Sul punto è intervenuta, con la sentenza n. 23683 del 4.9.2024, la Corte di Cassazione secondo cui la responsabilità dell’Istituto di Credito va esclusa in caso di colpa grave dell’utente, ravvisabile, ad esempio, nel caso di reiterata attesa prima di comunicare l’uso non autorizzato dello strumento di pagamento.
Posto che il riparto degli oneri probatori a carico delle parti segue il regime della responsabilità contrattuale, la diligenza posta a carico del professionista, con riferimento ai servizi posti in essere in favore del cliente, ha natura tecnica e deve valutarsi tenendo conto dei rischi tipici della sfera professionale di riferimento.
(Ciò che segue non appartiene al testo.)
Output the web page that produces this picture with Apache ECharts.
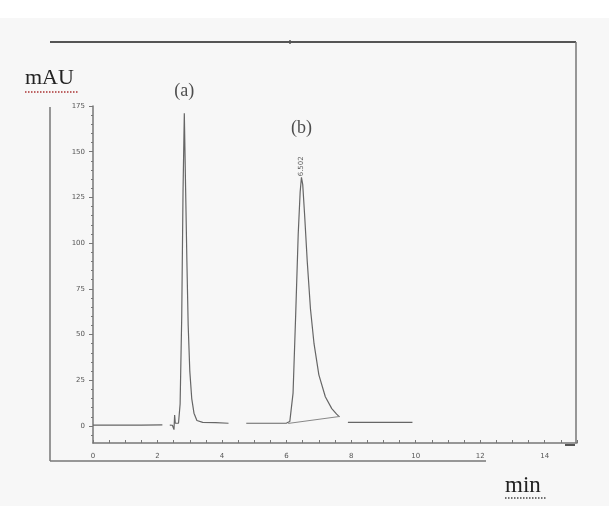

Assumendo come parametro quello dell’accorto banchiere, dunque, la diligenza della banca va riferita ad operazioni che devono essere ricondotte nella sua sfera di controllo tecnico, sulla base anche di una valutazione di prevedibilità ed evitabilità tale che la condotta, per esonerare il debitore, la cui responsabilità contrattuale è presunta, deve porsi al di là delle possibilità esigibili della sua sfera di controllo.
Pertanto, mentre il cliente è tenuto soltanto a provare la fonte del proprio diritto ed il termine di scadenza, il debitore, cioè la banca, deve provare il fatto estintivo dell’altrui pretesa, sicché non può omettere la verifica dell’adozione delle misure atte a garantire la sicurezza del servizio.
Conseguentemente, essendo la possibilità della sottrazione dei codici al correntista attraverso tecniche fraudolente un’eventualità rientrante nel rischio d’impresa, la banca, per liberarsi dalla propria responsabilità, deve dimostrare la sopravvenienza di eventi che si collochino al di là dello sforzo diligente richiesto al debitore (nello stesso senso: Cass. Civ. n. 26916 del 26/11/2020).
In riferimento al caso di specie, la S.C. ha ritenuto non solo che non fossero stato osservati i richiamati principi in tema di riparto dell’onere della prova, ma altresì che la motivazione della Corte distrettuale fosse inidonea a rivelare la ragioni della decisione e l’iter logico per giungere alle conclusioni fatte proprie nel dispositivo: la Corte infatti, dopo aver affermato che la circostanza del possesso delle carte da parte del ricorrente non poteva considerarsi provata, non aveva spiegato però in concreto perché dal fatto che le operazioni di prelievo sarebbero avvenute mentre la ricorrente era in Italia, dovesse ricavarsi che le stesse erano da attribuirsi a suoi familiari, peraltro anche a conoscenza del pin.
Infine, l’assunto secondo cui non era stata fornita, dal ricorrente, la dimostrazione di avere mantenuto sempre il possesso delle carte, si poneva in contrasto con la mancata ammissione della prova testimoniale sulla relativa circostanza, ritualmente articolata dal ricorrente.